Patent infringement lawsuits are expensive, time-consuming, and tedious to inventors and entrepreneurs, which is why it is best to avoid them. One of the latest US patent law issues is the chip industry's challenge of getting sued for infringement even if the contract is signed abroad as long as the chip was designed in the USA.
In a report by Electronics Weekly, the Corporate Counsel posted in their website that the chip industry will have to address a certain issue in 2016. There are assumptions that chips transacted outside of the US are not covered by the US patent law, despite them being designed in the US. However, Carnegie Mellon University v Marvell ruled otherwise, stating that chips designed in the US are subject to the US patent law, despite being made, ordered, delivered, contracted, and paid for abroad.
According to Neustel, it is always best to avoid US patent laws than face them. They are costly, the owner may get preliminary injunction, it is time-consuming, and even the customers may be sued.

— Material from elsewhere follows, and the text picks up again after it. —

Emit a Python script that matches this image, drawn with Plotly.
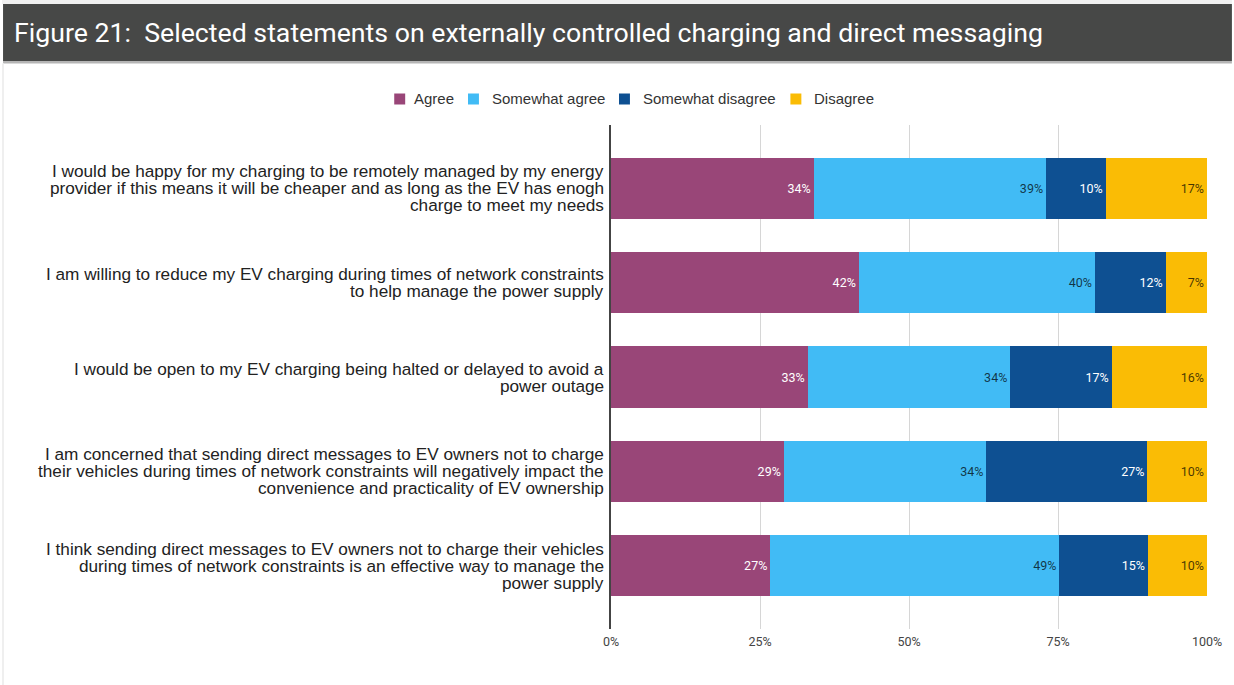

Law 360 wrote that some of the most popular US Patent Law cases in 2015 include the Apple v. Samsung. Another is the technical standards detailing the specifications and procedures established by the Institute of Electrical and Electronics Engineers. Finally, there is also the Alice Corporation v. CLS Bank International, which claims that a generic computer implementation of a certain abstract idea were not eligible for patenting.
The Corporate Counsel suggested ways to avoid US patent laws. Conduct system and post-layout simulations for overseas machines and make waveforms from the simulations done overseas. Transfer the manufacturing of sample products to foreign locations, and do the sample marking process outside the US.
It would be best to avoid products being shopped directly from the US. So, store the samples abroad before they reach the customers outside of the US. Transfer the configuration and programming of the sample products abroad. The testing process should also be overseas.